The Food and Drug Administration and Institute for Safe Medication Practices are campaigning to reduce medication errors resulting from unclear abbreviations in prescriptions. While the campaign has targeted human drugs, a new publication from the FDA Center for Veterinary Medicine explains how such mistakes can occur in veterinary prescriptions.
The publication, "A Microgram of Prevention is Worth a Milligram of Cure: Preventing Medication Errors in Animals," is available at www.fda.gov/AnimalVeterinary by clicking on "Resources for You" and then "For Veterinarians."
The FDA has been looking at error-prone areas of the entire medication-use process—such as similar drug names, incomplete or confusing labels, and lack of education about new products.

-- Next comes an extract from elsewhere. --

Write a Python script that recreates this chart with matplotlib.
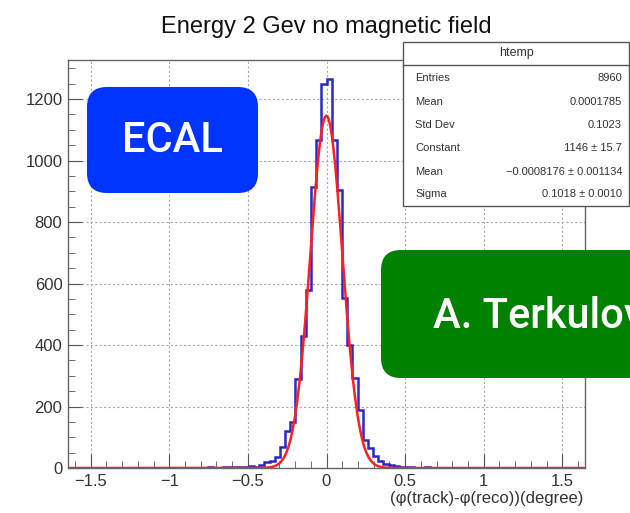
import numpy as np
import matplotlib.pyplot as plt
from matplotlib.patches import FancyBboxPatch, Rectangle
from matplotlib.ticker import MultipleLocator

plt.rcParams['font.family'] = ['Liberation Sans', 'DejaVu Sans']

# histogram htemp: 100 bins
x_min, x_max = -1.645, 1.645
counts = [0] * 15 + \
    [1, 0, 1, 0, 0, 1, 1, 0, 1, 1, 0, 1, 2, 1, 1, 2, 2] + \
    [3, 2, 4, 5] + \
    [4, 10, 18, 24, 37, 69, 120, 150, 290, 430, 579, 915, 1067, 1250, 1265] + \
    [1067, 905, 552, 400, 293, 189, 91, 65, 38, 24, 14, 9, 6, 3, 2] + \
    [2, 1, 1, 2, 1, 0, 1, 1, 0, 1, 1, 1, 0, 1, 1, 0, 1,
     1, 0, 1, 1, 0, 1, 0, 1, 1, 0, 1, 0, 1, 0, 1, 1, 1]

# gaus fit
fit_const = 1146
fit_mean = -0.0008176
fit_sigma = 0.1018

stat_labels = ["Entries", "Mean", "Std Dev", "Constant", "Mean", "Sigma"]
stat_values = ["8960", "0.0001785", "0.1023", "1146 \u00b1 15.7",
               "\u22120.0008176 \u00b1 0.001134", "0.1018 \u00b1 0.0010"]

W, H = 630, 513


def fx(px):
    return px / W


def fy(py):
    return 1 - py / H


fig = plt.figure(figsize=(6.3, 5.13), dpi=100)
ax = fig.add_axes([fx(68), fy(468), (585 - 68) / W, (468 - 60) / H])

edges = np.linspace(x_min, x_max, len(counts) + 1)
ax.stairs(counts, edges, color='#2828c8', lw=1.8, zorder=3)

xf = np.linspace(x_min, x_max, 500)
yf = fit_const * np.exp(-0.5 * ((xf - fit_mean) / fit_sigma) ** 2)
ax.plot(xf, yf, color='#ff2020', lw=1.8, zorder=4)

ax.set_xlim(x_min, x_max)
ax.set_ylim(0, 1327)
ax.xaxis.set_major_locator(MultipleLocator(0.5))
ax.xaxis.set_minor_locator(MultipleLocator(0.1))
ax.yaxis.set_major_locator(MultipleLocator(200))
ax.yaxis.set_minor_locator(MultipleLocator(50))
ax.xaxis.set_major_formatter(lambda v, p: ('%g' % v).replace('-', '\u2212'))
ax.grid(True, which='major', color='#a8a8a8', ls=(0, (2, 2)), lw=0.8)
ax.set_axisbelow(True)
ax.tick_params(which='both', direction='in', colors='#555555',
               labelcolor='#333333', labelsize=12)
ax.tick_params(which='major', length=10, pad=4)
ax.tick_params(which='minor', length=5)
for s in ax.spines.values():
    s.set_color('#666666')
    s.set_linewidth(1)

fig.text(fx(326), fy(33), "Energy 2 Gev no magnetic field", ha='center',
         va='baseline', fontsize=17, color='#111111')
fig.text(fx(583), fy(498), "(\u03c6(track)-\u03c6(reco))(degree)", ha='right',
         va='center', fontsize=12, color='#333333')

# stats box
box = Rectangle((4.03, (H - 206) / 100), 2.26, 1.64, transform=fig.dpi_scale_trans,
                facecolor='white', edgecolor='#555555', lw=1, zorder=10)
fig.add_artist(box)
fig.add_artist(plt.Line2D([4.03, 6.29], [(H - 65) / 100] * 2,
                          transform=fig.dpi_scale_trans, color='#555555', lw=1, zorder=11))
fig.text(fx(516), fy(53), "htemp", ha='center', va='center', fontsize=9,
         color='#333333', zorder=12)
rows_y = [78, 102, 125, 148, 172, 194]
for lab, val, yy in zip(stat_labels, stat_values, rows_y):
    fig.text(fx(415), fy(yy), lab, ha='left', va='center', fontsize=8,
             color='#333333', zorder=12)
    fig.text(fx(622), fy(yy), val, ha='right', va='center', fontsize=8,
             color='#333333', zorder=12)

# labels on top
ecal = FancyBboxPatch((0.87, (H - 193) / 100), 1.71, 1.06,
                      boxstyle="round,pad=0,rounding_size=0.2",
                      transform=fig.dpi_scale_trans, facecolor='#0033ff',
                      edgecolor='none', zorder=20)
fig.add_artist(ecal)
fig.text(fx(172), fy(140), "ECAL", ha='center', va='center', fontsize=30,
         color='white', family='Roboto', fontweight='medium', zorder=21)

green = FancyBboxPatch((3.81, (H - 378) / 100), 3.5, 1.28,
                       boxstyle="round,pad=0,rounding_size=0.2",
                       transform=fig.dpi_scale_trans, facecolor='#008200',
                       edgecolor='none', zorder=20)
fig.add_artist(green)
fig.text(fx(433), fy(316), "A. Terkulov", ha='left', va='center', fontsize=30,
         color='white', family='Roboto', fontweight='medium', zorder=21)

fig.savefig('out.png', dpi=100)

The CVM is learning that errors resulting from unclear abbreviations do occur with animal drugs. According to the new publication, the CVM recently received the following reports:
- A verbal prescription for a dog for "Leukeran 2 mg SID for 10 days" was transcribed as "BID for 10 days." The dog was administered the drug twice daily for 10 days and died. The abbreviation "SID" was unfamiliar to the pharmacist, and although the cause of death is unknown, the resulting overdose may have contributed.
- A written prescription for a cat for "Ursodiol 250 mg tablet, give ½ tablet SID" was misinterpreted as "give ½ tablet QID." The cat received an overdose for two days but, fortunately, experienced only diarrhea.
The CVM publication recommends ways for veterinarians to avoid medication errors and encourages veterinarians to report adverse drug events resulting from such errors to help the CVM identify and prevent problems.